Every line with the word "this" in it should be extracted from the data that follows.

SUPPLIED DATA:
---------------

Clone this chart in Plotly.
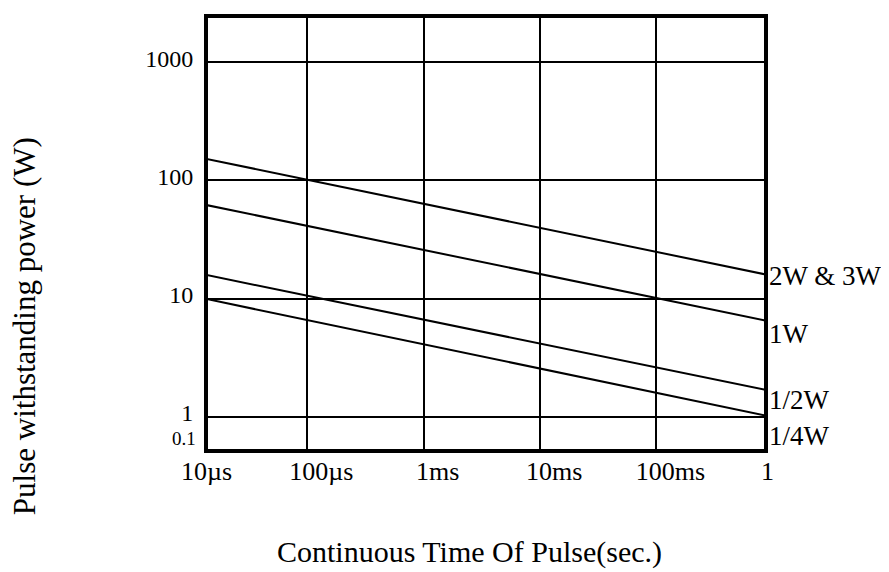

---------------

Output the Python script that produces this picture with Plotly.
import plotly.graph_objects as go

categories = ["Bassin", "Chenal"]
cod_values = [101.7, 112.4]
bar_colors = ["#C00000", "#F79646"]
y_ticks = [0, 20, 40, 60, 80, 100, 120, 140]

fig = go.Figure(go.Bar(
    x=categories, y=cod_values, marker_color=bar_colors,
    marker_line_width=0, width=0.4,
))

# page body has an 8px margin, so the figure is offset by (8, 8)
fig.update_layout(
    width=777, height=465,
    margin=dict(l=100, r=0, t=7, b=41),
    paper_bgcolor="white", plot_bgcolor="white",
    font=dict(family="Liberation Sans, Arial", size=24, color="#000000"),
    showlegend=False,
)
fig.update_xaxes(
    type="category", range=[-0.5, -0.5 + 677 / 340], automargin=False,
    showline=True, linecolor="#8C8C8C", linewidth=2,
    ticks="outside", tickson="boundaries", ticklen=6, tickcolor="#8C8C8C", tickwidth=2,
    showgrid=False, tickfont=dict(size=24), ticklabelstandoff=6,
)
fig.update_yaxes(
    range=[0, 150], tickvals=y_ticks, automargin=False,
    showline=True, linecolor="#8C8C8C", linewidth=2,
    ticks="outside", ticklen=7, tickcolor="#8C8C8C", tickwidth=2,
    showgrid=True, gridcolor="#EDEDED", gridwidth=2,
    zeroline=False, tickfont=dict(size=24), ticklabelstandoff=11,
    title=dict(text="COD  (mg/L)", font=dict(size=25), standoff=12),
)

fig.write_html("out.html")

---------------

WORKED ANSWER:
Clone this chart in Plotly.
Output the Python script that produces this picture with Plotly.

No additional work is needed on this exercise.